* start *

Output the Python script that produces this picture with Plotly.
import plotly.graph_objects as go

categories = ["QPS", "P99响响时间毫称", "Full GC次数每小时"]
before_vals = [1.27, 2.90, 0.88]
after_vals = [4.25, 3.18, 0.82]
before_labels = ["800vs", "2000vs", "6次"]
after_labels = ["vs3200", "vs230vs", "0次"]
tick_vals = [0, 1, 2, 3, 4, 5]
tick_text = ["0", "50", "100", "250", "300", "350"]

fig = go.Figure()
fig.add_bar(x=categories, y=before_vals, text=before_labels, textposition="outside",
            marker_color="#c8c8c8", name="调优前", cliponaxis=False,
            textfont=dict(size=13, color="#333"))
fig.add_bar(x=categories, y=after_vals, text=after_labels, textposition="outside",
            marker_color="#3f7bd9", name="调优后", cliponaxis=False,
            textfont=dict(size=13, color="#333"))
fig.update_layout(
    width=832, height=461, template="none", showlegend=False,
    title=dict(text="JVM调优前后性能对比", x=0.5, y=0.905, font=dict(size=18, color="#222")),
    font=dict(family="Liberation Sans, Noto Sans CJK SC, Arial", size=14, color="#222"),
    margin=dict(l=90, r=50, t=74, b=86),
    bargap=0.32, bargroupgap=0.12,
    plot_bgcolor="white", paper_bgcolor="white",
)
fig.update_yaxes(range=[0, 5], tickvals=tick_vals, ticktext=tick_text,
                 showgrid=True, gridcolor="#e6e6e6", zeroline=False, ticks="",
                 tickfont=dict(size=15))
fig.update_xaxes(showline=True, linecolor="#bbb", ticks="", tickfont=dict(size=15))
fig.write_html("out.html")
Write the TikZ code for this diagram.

* end *
* start *

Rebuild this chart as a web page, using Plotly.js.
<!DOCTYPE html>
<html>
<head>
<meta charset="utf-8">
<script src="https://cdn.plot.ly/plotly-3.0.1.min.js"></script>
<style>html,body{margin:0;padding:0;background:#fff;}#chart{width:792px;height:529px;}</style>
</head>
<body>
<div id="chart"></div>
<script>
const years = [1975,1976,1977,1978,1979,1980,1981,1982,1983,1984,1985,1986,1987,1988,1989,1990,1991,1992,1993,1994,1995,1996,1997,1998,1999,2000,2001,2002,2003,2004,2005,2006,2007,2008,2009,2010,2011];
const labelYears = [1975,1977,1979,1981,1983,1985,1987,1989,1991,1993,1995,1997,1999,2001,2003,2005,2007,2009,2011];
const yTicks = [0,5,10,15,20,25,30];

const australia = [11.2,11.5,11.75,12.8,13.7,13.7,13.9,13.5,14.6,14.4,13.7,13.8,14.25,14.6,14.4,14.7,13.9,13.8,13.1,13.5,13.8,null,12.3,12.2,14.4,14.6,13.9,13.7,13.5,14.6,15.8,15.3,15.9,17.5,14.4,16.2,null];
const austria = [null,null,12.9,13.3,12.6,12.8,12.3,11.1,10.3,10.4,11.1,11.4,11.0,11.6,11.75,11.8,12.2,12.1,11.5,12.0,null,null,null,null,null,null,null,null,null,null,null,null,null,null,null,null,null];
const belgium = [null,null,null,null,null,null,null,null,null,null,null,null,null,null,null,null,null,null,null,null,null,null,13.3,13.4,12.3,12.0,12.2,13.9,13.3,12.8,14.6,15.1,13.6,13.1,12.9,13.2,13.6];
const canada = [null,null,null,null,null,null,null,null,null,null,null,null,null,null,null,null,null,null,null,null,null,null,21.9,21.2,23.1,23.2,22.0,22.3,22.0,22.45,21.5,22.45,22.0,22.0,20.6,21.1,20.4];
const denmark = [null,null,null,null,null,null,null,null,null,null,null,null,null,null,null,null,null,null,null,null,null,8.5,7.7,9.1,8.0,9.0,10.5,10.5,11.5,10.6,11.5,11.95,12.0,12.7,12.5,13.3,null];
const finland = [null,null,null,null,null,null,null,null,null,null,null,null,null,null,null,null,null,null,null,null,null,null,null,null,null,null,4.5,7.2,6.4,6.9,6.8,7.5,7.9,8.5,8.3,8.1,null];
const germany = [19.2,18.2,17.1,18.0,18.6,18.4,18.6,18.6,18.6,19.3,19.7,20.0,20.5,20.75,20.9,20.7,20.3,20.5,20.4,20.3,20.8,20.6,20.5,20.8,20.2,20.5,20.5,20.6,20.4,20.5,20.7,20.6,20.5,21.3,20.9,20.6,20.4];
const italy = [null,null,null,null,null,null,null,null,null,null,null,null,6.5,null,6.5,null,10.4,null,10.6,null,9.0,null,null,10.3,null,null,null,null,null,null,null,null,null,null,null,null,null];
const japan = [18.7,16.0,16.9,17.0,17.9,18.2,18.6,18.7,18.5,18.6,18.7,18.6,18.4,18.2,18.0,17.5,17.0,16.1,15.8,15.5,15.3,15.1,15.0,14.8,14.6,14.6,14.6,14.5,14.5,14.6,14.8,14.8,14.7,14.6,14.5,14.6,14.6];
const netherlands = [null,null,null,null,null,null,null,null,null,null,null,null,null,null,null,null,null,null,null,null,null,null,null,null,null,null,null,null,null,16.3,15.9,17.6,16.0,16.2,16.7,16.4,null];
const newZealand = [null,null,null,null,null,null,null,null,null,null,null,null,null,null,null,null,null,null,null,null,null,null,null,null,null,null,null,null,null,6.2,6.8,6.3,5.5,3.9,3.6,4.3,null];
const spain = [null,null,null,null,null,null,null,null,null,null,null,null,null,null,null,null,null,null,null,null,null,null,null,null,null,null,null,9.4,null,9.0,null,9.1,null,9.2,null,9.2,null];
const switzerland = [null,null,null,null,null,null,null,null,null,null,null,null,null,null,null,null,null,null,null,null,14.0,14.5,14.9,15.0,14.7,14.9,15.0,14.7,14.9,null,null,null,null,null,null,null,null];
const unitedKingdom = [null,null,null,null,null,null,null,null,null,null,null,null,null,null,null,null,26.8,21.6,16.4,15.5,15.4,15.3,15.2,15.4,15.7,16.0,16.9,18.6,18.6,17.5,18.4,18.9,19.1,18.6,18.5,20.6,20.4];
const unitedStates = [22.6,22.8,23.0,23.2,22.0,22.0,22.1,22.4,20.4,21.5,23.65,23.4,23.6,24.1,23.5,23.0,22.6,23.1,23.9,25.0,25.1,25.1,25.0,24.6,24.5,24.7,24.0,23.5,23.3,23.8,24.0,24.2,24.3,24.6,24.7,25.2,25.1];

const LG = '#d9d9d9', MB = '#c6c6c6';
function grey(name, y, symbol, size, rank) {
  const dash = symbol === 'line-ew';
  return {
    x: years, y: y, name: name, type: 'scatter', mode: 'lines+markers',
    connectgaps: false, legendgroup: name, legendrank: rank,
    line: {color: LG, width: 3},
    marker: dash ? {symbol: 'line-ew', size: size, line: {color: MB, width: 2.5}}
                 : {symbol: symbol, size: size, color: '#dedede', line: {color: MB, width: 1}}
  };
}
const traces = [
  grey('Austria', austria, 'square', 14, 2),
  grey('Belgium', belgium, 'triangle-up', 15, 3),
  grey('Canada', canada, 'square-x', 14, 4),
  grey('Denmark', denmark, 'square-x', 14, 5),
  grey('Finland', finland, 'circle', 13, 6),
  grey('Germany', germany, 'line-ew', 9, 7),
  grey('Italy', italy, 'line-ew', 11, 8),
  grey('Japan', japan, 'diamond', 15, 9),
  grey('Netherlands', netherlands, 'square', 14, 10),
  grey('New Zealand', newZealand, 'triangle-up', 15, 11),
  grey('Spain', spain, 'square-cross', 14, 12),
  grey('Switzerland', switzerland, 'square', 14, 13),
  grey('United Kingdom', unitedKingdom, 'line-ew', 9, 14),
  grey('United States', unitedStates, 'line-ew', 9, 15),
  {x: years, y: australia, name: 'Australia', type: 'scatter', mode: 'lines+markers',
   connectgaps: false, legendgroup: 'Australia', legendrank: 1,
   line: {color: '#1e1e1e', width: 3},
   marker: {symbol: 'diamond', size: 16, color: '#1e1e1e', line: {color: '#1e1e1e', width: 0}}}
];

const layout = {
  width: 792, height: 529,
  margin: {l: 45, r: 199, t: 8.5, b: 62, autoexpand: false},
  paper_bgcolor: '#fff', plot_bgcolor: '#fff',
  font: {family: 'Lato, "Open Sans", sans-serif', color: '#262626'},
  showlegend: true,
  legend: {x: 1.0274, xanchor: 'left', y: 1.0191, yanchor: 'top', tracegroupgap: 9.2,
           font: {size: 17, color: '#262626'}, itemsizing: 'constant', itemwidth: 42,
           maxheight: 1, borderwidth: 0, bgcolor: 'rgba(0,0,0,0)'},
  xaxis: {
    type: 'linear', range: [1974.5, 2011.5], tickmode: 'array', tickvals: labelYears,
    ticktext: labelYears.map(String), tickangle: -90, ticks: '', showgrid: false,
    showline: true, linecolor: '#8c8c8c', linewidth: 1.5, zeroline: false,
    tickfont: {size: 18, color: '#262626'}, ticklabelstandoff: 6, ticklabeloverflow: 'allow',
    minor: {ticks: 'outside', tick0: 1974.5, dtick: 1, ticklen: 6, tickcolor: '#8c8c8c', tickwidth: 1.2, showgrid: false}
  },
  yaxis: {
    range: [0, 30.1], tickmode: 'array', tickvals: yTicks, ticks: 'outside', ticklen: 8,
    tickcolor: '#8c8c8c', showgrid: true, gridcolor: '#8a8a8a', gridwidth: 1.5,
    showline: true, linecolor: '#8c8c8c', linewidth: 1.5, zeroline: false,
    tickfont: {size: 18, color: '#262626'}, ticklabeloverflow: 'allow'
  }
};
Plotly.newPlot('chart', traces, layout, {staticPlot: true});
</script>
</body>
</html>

* end *

◆ **Brief**
Retype the entries above exactly, but only from the line containing "Output the Python" through the line containing "Write the TikZ code for this diagram.", both included.

◆ **Exercise result**
Output the Python script that produces this picture with Plotly.
import plotly.graph_objects as go

categories = ["QPS", "P99响响时间毫称", "Full GC次数每小时"]
before_vals = [1.27, 2.90, 0.88]
after_vals = [4.25, 3.18, 0.82]
before_labels = ["800vs", "2000vs", "6次"]
after_labels = ["vs3200", "vs230vs", "0次"]
tick_vals = [0, 1, 2, 3, 4, 5]
tick_text = ["0", "50", "100", "250", "300", "350"]

fig = go.Figure()
fig.add_bar(x=categories, y=before_vals, text=before_labels, textposition="outside",
            marker_color="#c8c8c8", name="调优前", cliponaxis=False,
            textfont=dict(size=13, color="#333"))
fig.add_bar(x=categories, y=after_vals, text=after_labels, textposition="outside",
            marker_color="#3f7bd9", name="调优后", cliponaxis=False,
            textfont=dict(size=13, color="#333"))
fig.update_layout(
    width=832, height=461, template="none", showlegend=False,
    title=dict(text="JVM调优前后性能对比", x=0.5, y=0.905, font=dict(size=18, color="#222")),
    font=dict(family="Liberation Sans, Noto Sans CJK SC, Arial", size=14, color="#222"),
    margin=dict(l=90, r=50, t=74, b=86),
    bargap=0.32, bargroupgap=0.12,
    plot_bgcolor="white", paper_bgcolor="white",
)
fig.update_yaxes(range=[0, 5], tickvals=tick_vals, ticktext=tick_text,
                 showgrid=True, gridcolor="#e6e6e6", zeroline=False, ticks="",
                 tickfont=dict(size=15))
fig.update_xaxes(showline=True, linecolor="#bbb", ticks="", tickfont=dict(size=15))
fig.write_html("out.html")
Write the TikZ code for this diagram.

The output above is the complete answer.